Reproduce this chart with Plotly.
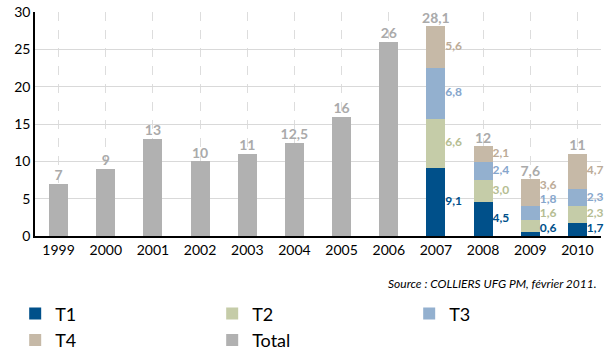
import plotly.graph_objects as go

years = ["1999", "2000", "2001", "2002", "2003", "2004", "2005", "2006", "2007", "2008", "2009", "2010"]
total = [7, 9, 13, 10, 11, 12.5, 16, 26, 28.1, 12, 7.6, 11]
total_bar = [7, 9, 13, 10, 11, 12.5, 16, 26, None, None, None, None]
t1 = [None] * 8 + [9.1, 4.5, 0.6, 1.7]
t2 = [None] * 8 + [6.6, 3.0, 1.6, 2.3]
t3 = [None] * 8 + [6.8, 2.4, 1.8, 2.3]
t4 = [None] * 8 + [5.6, 2.1, 3.6, 4.7]

FONT = "Lato, 'Open Sans', sans-serif"
series = [
    ("T1", t1, "#00508a", "#00508a"),
    ("T2", t2, "#c5cca8", "#b5bd92"),
    ("T3", t3, "#93b0cf", "#86a6cc"),
    ("T4", t4, "#c6b9a7", "#bcab97"),
]
BAR_W = 0.4
x = list(range(len(years)))


def fmt_total(v):
    if abs(v - round(v)) < 1e-9:
        return str(int(round(v)))
    return f"{v:.1f}".replace(".", ",")


def fmt_seg(v):
    return f"{v:.1f}".replace(".", ",")


fig = go.Figure()
for name, vals, col, _ in series:
    fig.add_trace(go.Bar(x=x, y=vals, name=name, marker=dict(color=col, line=dict(width=0)),
                         width=BAR_W, hoverinfo="skip"))
fig.add_trace(go.Bar(x=x, y=total_bar, name="Total", marker=dict(color="#b1b1b1", line=dict(width=0)),
                     width=BAR_W, hoverinfo="skip"))

# segment labels at segment centres, spread apart when crowded
n = len(years)
label_pos = {s[0]: [None] * n for s in series}
for i in range(n):
    base = 0.0
    prev = None
    for name, vals, _, _ in series:
        v = vals[i]
        if v is None:
            continue
        c = base + v / 2
        if prev is None:
            c = max(c, 1.0)
        else:
            c = max(c, prev + 1.9)
        label_pos[name][i] = c
        prev = c
        base += v

for name, vals, _, tcol in series:
    xs, ys, ts = [], [], []
    for i in range(n):
        if vals[i] is not None:
            xs.append(i + BAR_W / 2)
            ys.append(label_pos[name][i])
            ts.append(fmt_seg(vals[i]))
    fig.add_trace(go.Scatter(x=xs, y=ys, mode="text", text=ts, textposition="middle right",
                             textfont=dict(family=FONT, size=12, color=tcol, weight="bold"),
                             showlegend=False, hoverinfo="skip", cliponaxis=False))

fig.add_trace(go.Scatter(x=x, y=total, mode="text", text=[fmt_total(v) for v in total],
                         textposition="top center",
                         textfont=dict(family=FONT, size=14, color="#aaaaaa", weight="bold"),
                         showlegend=False, hoverinfo="skip", cliponaxis=False))

fig.update_layout(
    width=611, height=353,
    margin=dict(l=35, r=10, t=12, b=117, autoexpand=False),
    barmode="stack",
    plot_bgcolor="white", paper_bgcolor="white",
    font=dict(family=FONT, color="black"),
    xaxis=dict(range=[-0.5, 11.5], tickmode="array", tickvals=x, ticktext=years,
               showgrid=True, gridcolor="#dddddd", griddash="dash", gridwidth=1,
               showline=True, linecolor="black", linewidth=1.5, ticks="",
               tickfont=dict(size=14, color="black"), zeroline=False),
    yaxis=dict(range=[0, 30], tickvals=[0, 5, 10, 15, 20, 25, 30],
               showgrid=True, gridcolor="#d9d9d9", gridwidth=1,
               showline=True, linecolor="black", linewidth=1.5, ticks="",
               tickfont=dict(size=14, color="black"), zeroline=False),
    legend=dict(orientation="h", x=-0.035, y=-0.265, xanchor="left", yanchor="top",
                entrywidth=152, entrywidthmode="pixels", tracegroupgap=0,
                font=dict(size=18, color="black", family=FONT), traceorder="normal"),
    annotations=[dict(text="<i>Source : COLLIERS UFG PM, février 2011.</i>", xref="paper", yref="paper",
                      x=0.995, y=-0.21, xanchor="right", yanchor="middle", showarrow=False,
                      font=dict(size=12, color="black", family=FONT))],
)

fig.write_html("out.html")
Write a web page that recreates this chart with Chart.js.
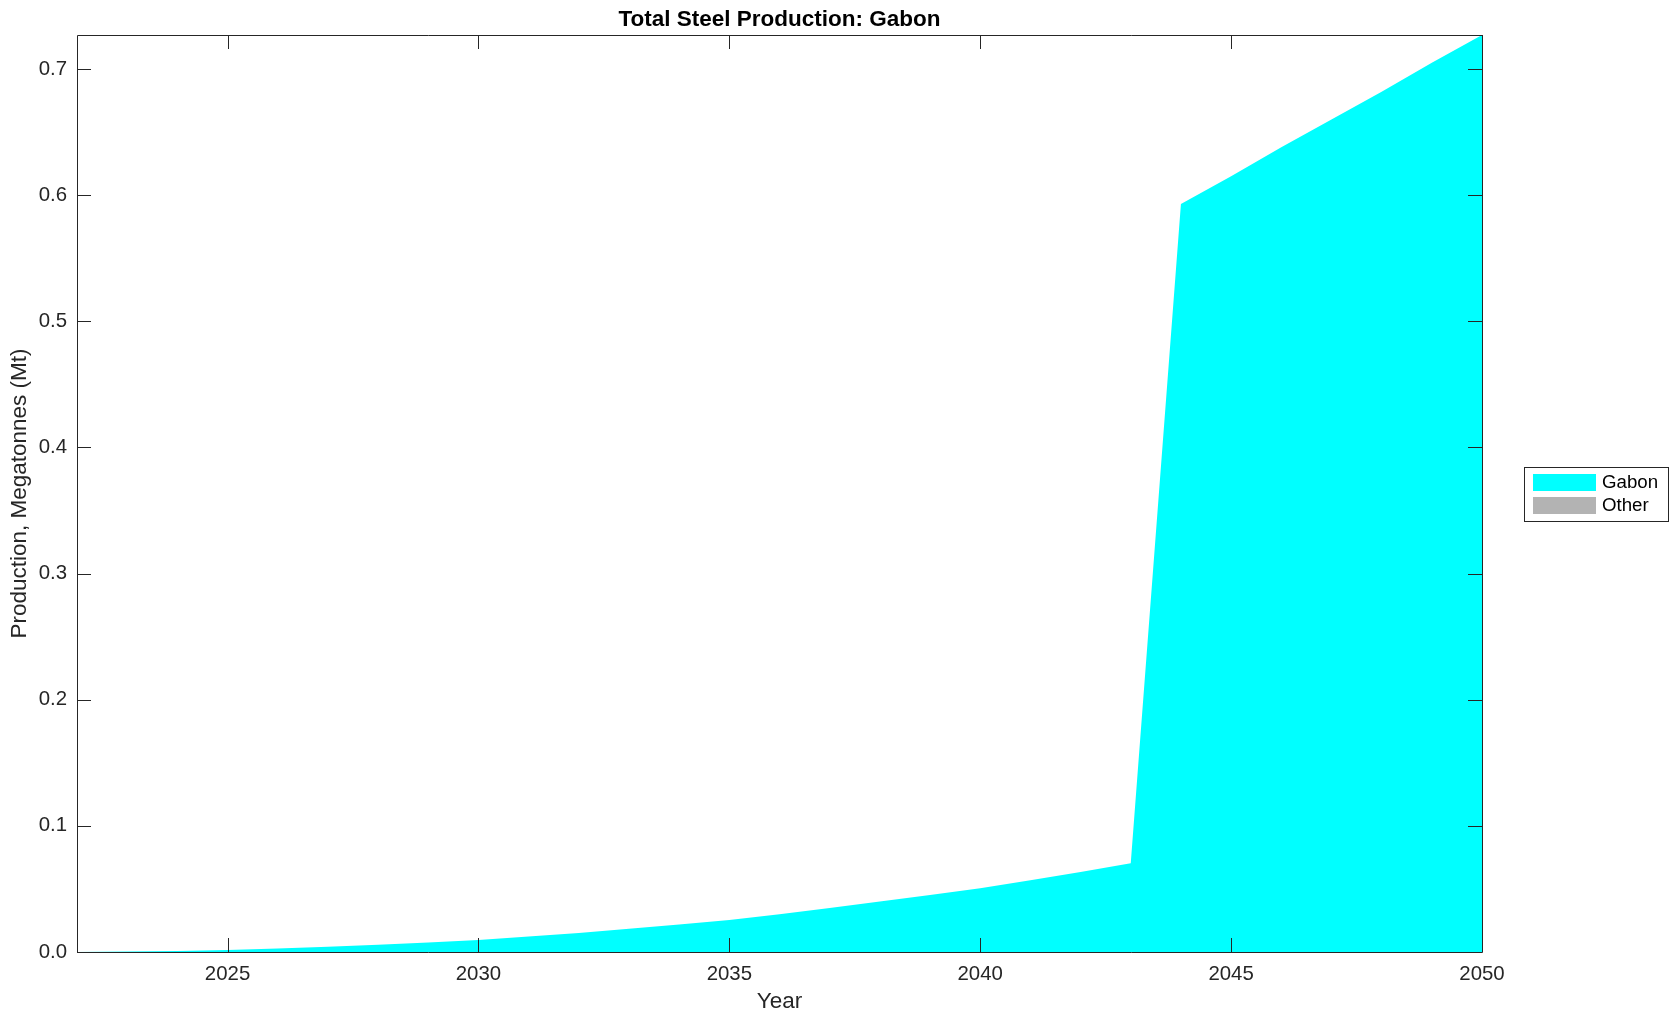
<!DOCTYPE html>
<html>
<head>
<meta charset="utf-8">
<script src="https://cdn.jsdelivr.net/npm/chart.js@4.4.1/dist/chart.umd.min.js"></script>
<style>
  html, body { margin: 0; padding: 0; background: #ffffff; }
  canvas { display: block; }
</style>
</head>
<body>
<canvas id="c" width="1678" height="1021"></canvas>
<script>
// ---- Data ----
const years = [2022, 2023, 2024, 2025, 2026, 2027, 2028, 2029, 2030, 2031, 2032, 2033, 2034, 2035,
               2036, 2037, 2038, 2039, 2040, 2041, 2042, 2043, 2044, 2045, 2046, 2047, 2048, 2049, 2050];
const gabon = [0.0000, 0.0003, 0.0008, 0.0016, 0.0028, 0.0042, 0.0058, 0.0076, 0.0095, 0.0122,
               0.0150, 0.0184, 0.0218, 0.0254, 0.0300, 0.0348, 0.0400, 0.0452, 0.0505, 0.0568,
               0.0635, 0.0703, 0.593, 0.615, 0.638, 0.660, 0.682, 0.705, 0.727];
const other = [0, 0, 0, 0, 0, 0, 0, 0, 0, 0, 0, 0, 0, 0, 0, 0, 0, 0, 0, 0, 0, 0, 0, 0, 0, 0, 0, 0, 0];
const seriesNames = ['Gabon', 'Other'];
const xTickValues = [2025, 2030, 2035, 2040, 2045, 2050];
const yTickValues = [0, 0.1, 0.2, 0.3, 0.4, 0.5, 0.6, 0.7];
const titleText = 'Total Steel Production: Gabon';
const xLabelText = 'Year';
const yLabelText = 'Production, Megatonnes (Mt)';

const FONT = '"Liberation Sans", Arial, Helvetica, sans-serif';
const AXC = '#262626';
const TICKLEN = 14;

const toPts = (xs, ys) => xs.map((x, i) => ({ x: x, y: ys[i] }));

const framePlugin = {
  id: 'frame',
  afterDraw(chart) {
    const ctx = chart.ctx;
    const a = chart.chartArea;
    const xs = chart.scales.x, ys = chart.scales.y;
    ctx.save();
    ctx.strokeStyle = AXC;
    ctx.lineWidth = 1;
    // box
    ctx.beginPath();
    ctx.rect(Math.round(a.left) + 0.5, Math.round(a.top) + 0.5,
             Math.round(a.right) - Math.round(a.left), Math.round(a.bottom) - Math.round(a.top));
    ctx.stroke();
    // inner ticks
    ctx.beginPath();
    xTickValues.forEach(v => {
      const px = Math.round(xs.getPixelForValue(v)) + 0.5;
      ctx.moveTo(px, a.bottom); ctx.lineTo(px, a.bottom - TICKLEN);
      ctx.moveTo(px, a.top); ctx.lineTo(px, a.top + TICKLEN);
    });
    yTickValues.forEach(v => {
      const py = Math.round(ys.getPixelForValue(v)) + 0.5;
      ctx.moveTo(a.left, py); ctx.lineTo(a.left + TICKLEN, py);
      ctx.moveTo(a.right, py); ctx.lineTo(a.right - TICKLEN, py);
    });
    ctx.stroke();

    // title
    const cx = (a.left + a.right) / 2;
    ctx.fillStyle = '#000000';
    ctx.textAlign = 'center';
    ctx.textBaseline = 'middle';
    ctx.font = 'bold 22.5px ' + FONT;
    ctx.fillText(titleText, cx, 20);

    // axis labels
    ctx.fillStyle = AXC;
    ctx.font = '22.5px ' + FONT;
    ctx.fillText(xLabelText, cx, 1002);
    ctx.save();
    ctx.translate(20, (a.top + a.bottom) / 2);
    ctx.rotate(-Math.PI / 2);
    ctx.fillText(yLabelText, 0, 0);
    ctx.restore();

    // legend
    const lx = 1524, ly = 467, lw = 144, lh = 54;
    ctx.fillStyle = '#ffffff';
    ctx.fillRect(lx, ly, lw, lh);
    ctx.strokeStyle = AXC;
    ctx.strokeRect(lx + 0.5, ly + 0.5, lw, lh);
    chart.data.datasets.forEach((ds, i) => {
      const sy = 474 + i * 23;
      ctx.fillStyle = ds.backgroundColor;
      ctx.fillRect(1533, sy, 63, 17);
      ctx.fillStyle = '#000000';
      ctx.textAlign = 'left';
      ctx.textBaseline = 'middle';
      ctx.font = '18.7px ' + FONT;
      ctx.fillText(ds.label, 1602, sy + 9);
    });
    ctx.restore();
  }
};

new Chart(document.getElementById('c'), {
  type: 'line',
  data: {
    datasets: [
      {
        label: seriesNames[0],
        data: toPts(years, gabon),
        backgroundColor: '#00ffff',
        borderColor: '#00ffff',
        borderWidth: 0,
        pointRadius: 0,
        tension: 0,
        fill: 'origin'
      },
      {
        label: seriesNames[1],
        data: toPts(years, other),
        backgroundColor: '#b3b3b3',
        borderColor: '#b3b3b3',
        borderWidth: 0,
        pointRadius: 0,
        tension: 0,
        fill: '-1'
      }
    ]
  },
  options: {
    responsive: false,
    animation: false,
    devicePixelRatio: 1,
    layout: { padding: { left: 0, top: 35, right: 196, bottom: 0 } },
    plugins: {
      legend: { display: false },
      title: { display: false },
      tooltip: { enabled: false }
    },
    scales: {
      x: {
        type: 'linear',
        min: 2022,
        max: 2050,
        grid: { display: false, drawTicks: false },
        border: { display: false },
        afterBuildTicks: s => { s.ticks = xTickValues.map(v => ({ value: v })); },
        afterFit: s => { s.height = 69; },
        ticks: {
          color: AXC,
          font: { family: FONT, size: 20.4 },
          padding: 10,
          maxRotation: 0,
          autoSkip: false,
          callback: v => String(v)
        }
      },
      y: {
        stacked: true,
        min: 0,
        max: 0.727,
        grid: { display: false, drawTicks: false },
        border: { display: false },
        afterBuildTicks: s => { s.ticks = yTickValues.map(v => ({ value: v })); },
        afterFit: s => { s.width = 77; },
        ticks: {
          color: AXC,
          font: { family: FONT, size: 20.4 },
          padding: 10,
          autoSkip: false,
          callback: v => Number(v).toFixed(1)
        }
      }
    }
  },
  plugins: [framePlugin]
});
</script>
</body>
</html>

WHAT YOU WILL DO: Restate word for word only the lines from where the entries begin through the one with "import plotly.graph_objects as go"; omit the pictures.

COMPLETED EXERCISE:
Reproduce this chart with Plotly.
import plotly.graph_objects as go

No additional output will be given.